Migrant Tales had the opportunity to speak to Iraqi Ambassador to Finland, Matheel Dhayif Al-Sabti, on Wednesday about Iraq’s official policy towards deportation of its national: “I’m saying that Iraq will not accept forced deportations.”
When asked how many Iraqis were deported to Iraq against their will, he stated: “I have no idea because they didn’t deport any person. I think they cannot do that.”
This same position concerning deportations was reiterated over the weekend by the Iraqi minister of migration & displaced, Derbaz Muhammad, who said that “the Iraqi government and the Iraqi ministry of migration & displacement won’t accept the return of displaced Iraqis in Finland forcibly, only if they return willingly.”
Talks between the ministry of migration & displaced and Finnish permanent secretary of the interior ministry, Päivi Nerg, ended in December without an agreement, according to an official statement.
An Iraqi delegation led by the undersecretary of foreign affairs will meet with Nerg in February to discuss the matter. It is, however, unlikely that both sides will reach an agreement on a repatriation accord.
The statement by Ambassador Al-Sabti and by his government runs contrary to earlier optimistic statements by ministry of interior officials like Nerg and Foreign Minister Timo Soini that an agreement on deporting a vast number of Iraqis would be possible.
“So, now there is nothing that Finland can do anything to those people [whom they hope to deport],” he continued. “Do you know why?
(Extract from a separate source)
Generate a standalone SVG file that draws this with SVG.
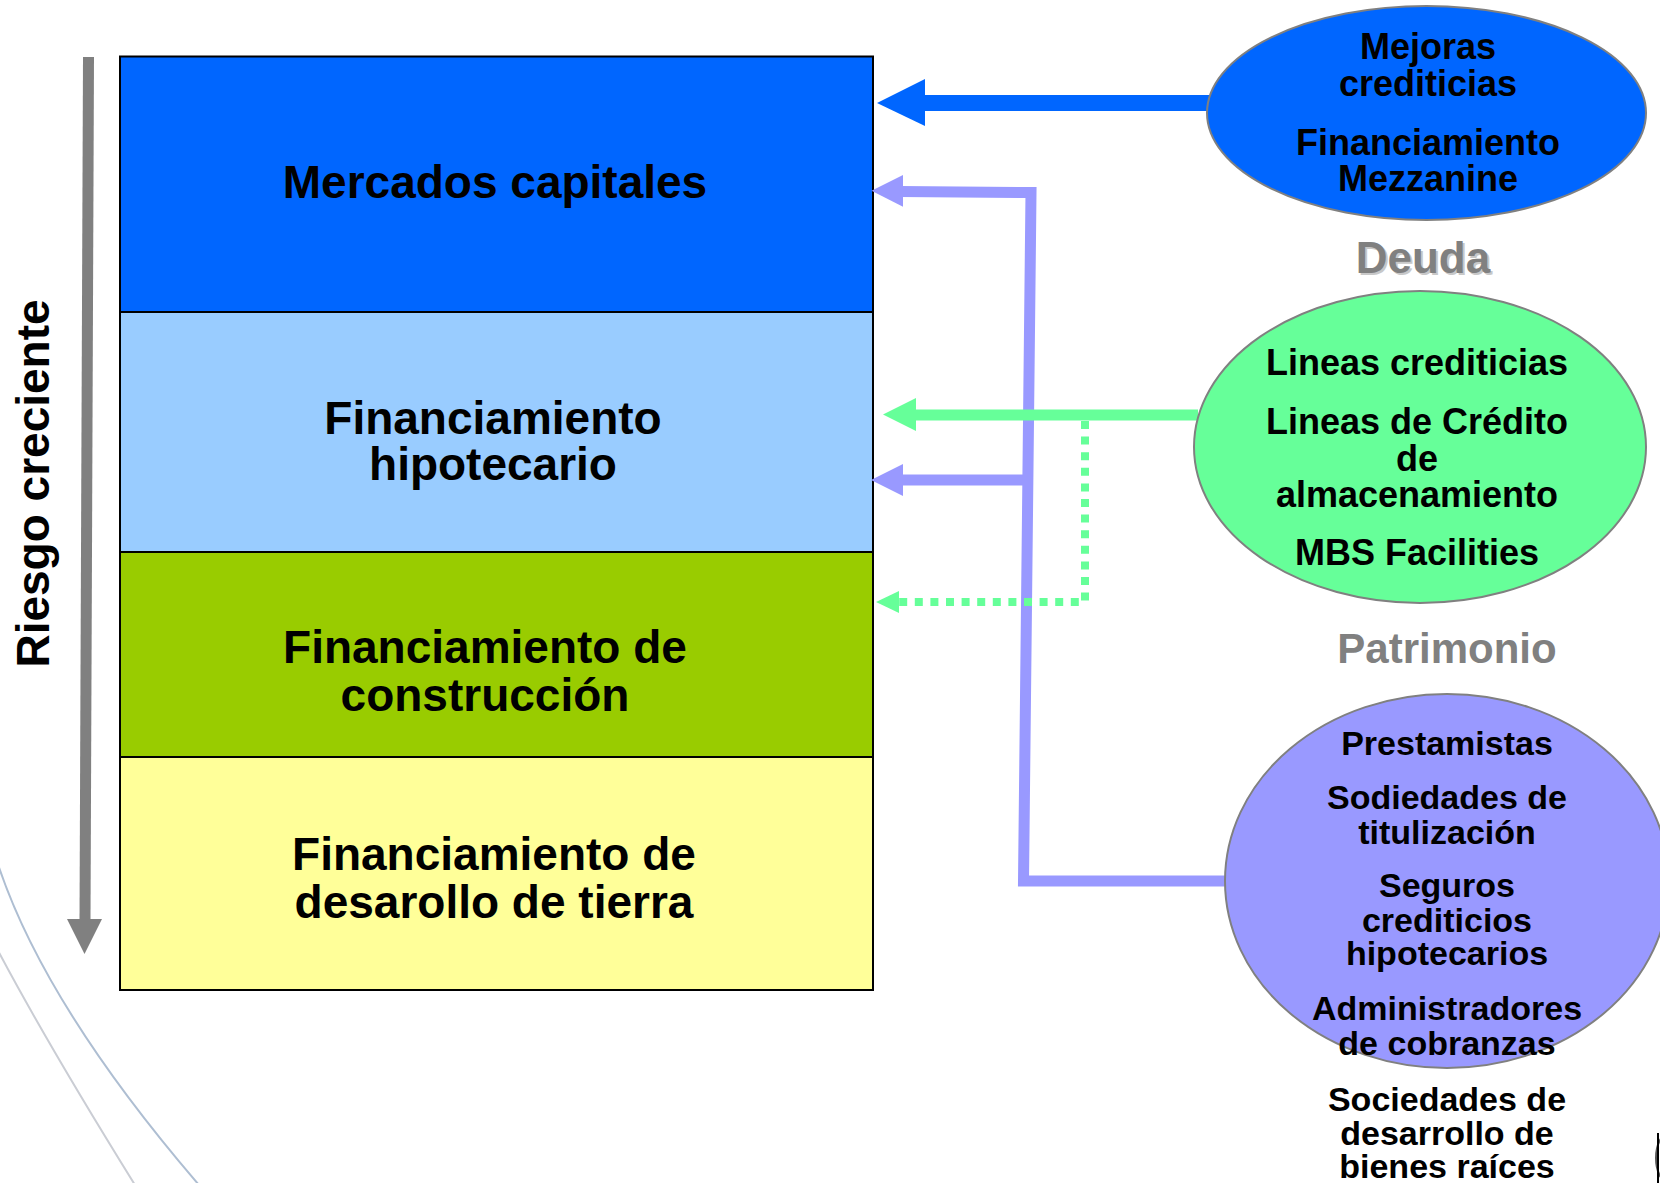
<svg xmlns="http://www.w3.org/2000/svg" width="1660" height="1183" viewBox="0 0 1660 1183">
<style>
text{font-family:"Liberation Sans",Arial,sans-serif;font-weight:bold;text-anchor:middle;fill:#000}
.box{stroke:#000;stroke-width:2}
.main{font-size:46px}
.e36{font-size:36px}
.e34{font-size:34px}
.ell{stroke:#808080;stroke-width:2}
.lav{fill:none;stroke:#9999FF;stroke-width:11}
.grn{fill:none;stroke:#66FF99;stroke-width:11}
.dot{fill:none;stroke:#66FF99;stroke-width:8;stroke-dasharray:8 7.6}
.arc{fill:none;stroke-width:2}
</style>
<rect width="1660" height="1183" fill="#fff"/>
<g id="decor">
<path class="arc" d="M-5,855 Q40,1000 199,1185" stroke="#AEBED2"/>
<path class="arc" d="M-5,945 Q45,1040 135,1185" stroke="#CACDD4"/>
<ellipse cx="1668" cy="1158" rx="12" ry="24" fill="#fff" stroke="#555" stroke-width="2"/>
<line x1="1658" y1="1133" x2="1658" y2="1183" stroke="#000" stroke-width="2"/>
</g>
<g id="riesgo">
<line x1="88.5" y1="57" x2="85" y2="921" stroke="#808080" stroke-width="11"/>
<polygon points="67,919 102,919 84.5,954" fill="#808080"/>
<text transform="translate(49,483.5) rotate(-90)" style="font-size:46px">Riesgo creciente</text>
</g>
<g id="mercados">
<rect class="box" x="120" y="56.5" width="753" height="255.5" fill="#0066FF"/>
<text class="main" x="495" y="198">Mercados capitales</text>
</g>
<g id="hipotecario">
<rect class="box" x="120" y="312" width="753" height="240" fill="#99CCFF"/>
<text class="main" x="493" y="434">Financiamiento</text>
<text class="main" x="493" y="480">hipotecario</text>
</g>
<g id="construccion">
<rect class="box" x="120" y="552" width="753" height="205" fill="#99CC00"/>
<text class="main" x="485" y="663">Financiamiento de</text>
<text class="main" x="485" y="711">construcción</text>
</g>
<g id="tierra">
<rect class="box" x="120" y="757" width="753" height="233" fill="#FFFF99"/>
<text class="main" x="494" y="870">Financiamiento de</text>
<text class="main" x="494" y="918">desarollo de tierra</text>
</g>
<g id="connectors">
<line x1="920" y1="103" x2="1210" y2="103" stroke="#0066FF" stroke-width="16"/>
<polygon points="877,103 925,79 925,126" fill="#0066FF"/>
<path class="lav" d="M900,191.5 L1031,192.5 L1023.5,881 L1228,881"/>
<polygon points="871.5,190.7 903,175 903,206.7" fill="#9999FF"/>
<path class="lav" d="M900,480 L1027,480"/>
<polygon points="871,480 903,464 903,496" fill="#9999FF"/>
<path class="grn" d="M912,415 L1198,415"/>
<polygon points="883,414.5 916,398 916,431" fill="#66FF99"/>
<path class="dot" d="M1085,421 L1085,602 L899,602"/>
<polygon points="876,602 899,591 899,613" fill="#66FF99"/>
</g>
<g id="mejoras">
<ellipse class="ell" cx="1426.5" cy="113" rx="219.5" ry="107" fill="#0066FF"/>
<text class="e36" x="1428" y="59">Mejoras</text>
<text class="e36" x="1428" y="96">crediticias</text>
<text class="e36" x="1428" y="155">Financiamiento</text>
<text class="e36" x="1428" y="191">Mezzanine</text>
</g>
<g id="deuda">
<text x="1425" y="275" style="font-size:44px;fill:#C8C8C8">Deuda</text>
<text x="1423" y="273" style="font-size:44px;fill:#808080">Deuda</text>
</g>
<g id="lineas">
<ellipse class="ell" cx="1420" cy="447" rx="226" ry="156" fill="#66FF99"/>
<text class="e36" x="1417" y="375">Lineas crediticias</text>
<text class="e36" x="1417" y="434">Lineas de Crédito</text>
<text class="e36" x="1417" y="471">de</text>
<text class="e36" x="1417" y="507">almacenamiento</text>
<text class="e36" x="1417" y="564.5">MBS Facilities</text>
</g>
<g id="patrimonio">
<text x="1447" y="663" style="font-size:42px;fill:#808080">Patrimonio</text>
</g>
<g id="prestamistas">
<ellipse class="ell" cx="1447" cy="881" rx="222" ry="187" fill="#9999FF"/>
<text class="e34" x="1447" y="755">Prestamistas</text>
<text class="e34" x="1447" y="809">Sodiedades de</text>
<text class="e34" x="1447" y="843.5">titulización</text>
<text class="e34" x="1447" y="897">Seguros</text>
<text class="e34" x="1447" y="932">crediticios</text>
<text class="e34" x="1447" y="965">hipotecarios</text>
<text class="e34" x="1447" y="1020">Administradores</text>
<text class="e34" x="1447" y="1055">de cobranzas</text>
<text class="e34" x="1447" y="1111">Sociedades de</text>
<text class="e34" x="1447" y="1145">desarrollo de</text>
<text class="e34" x="1447" y="1178">bienes raíces</text>
</g>
</svg>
If they want to deport them they will have to put them not on commercial flights like Turkish Airlines, they’ll have to hire an airplane guarded by the police [and] put them by force in the airplane and send them to Baghdad.”
The ambassador states unequivocally that Iraq will not give such a flight permission to land in that country.
“The Iraqi authorities, first of all, they [planeload of deportees] will not have permission to fly from Finland to Baghdad and get permission to land,” he said. “Secondly, if they put them on commercial flights they [deported asylum seekers] will not be accepted at Baghdad International Airport. And then [there’s also another reason], because there is no [repatriation] treaty, no MOU [memorandum of understanding] between Iraq and Finland.”
Contrary to Afghanistan, which signed a repatriation agreement in October with the European Union to deport its citizens back to the war-torn country, it’s doubtful that any such agreement will be signed in the foreseeable future between Finland and Iraq.
When asked why doesn’t Iraq follow Afghanistan’s example in signing such a repatriation agreement, the ambassador states that “Afghanistan is Afghanistan. It has nothing to do with us.”
Iraqi Ambassador Matheel Dhayif Al-Sabti.
Al-Sabti lays some of the blame on the EU for allowing so many people to come to Europe from countries like Iraq in 2015. According to him, Finland should treat the Iraqis in this country as guests and not threaten them with deportation.
“And many times I said to accept them as guests in your country because you know of the situation now in our country and the best thing is to leave them [here] now,” he said, adding that if the EU and Finland controlled their borders they wouldn’t have the present problem.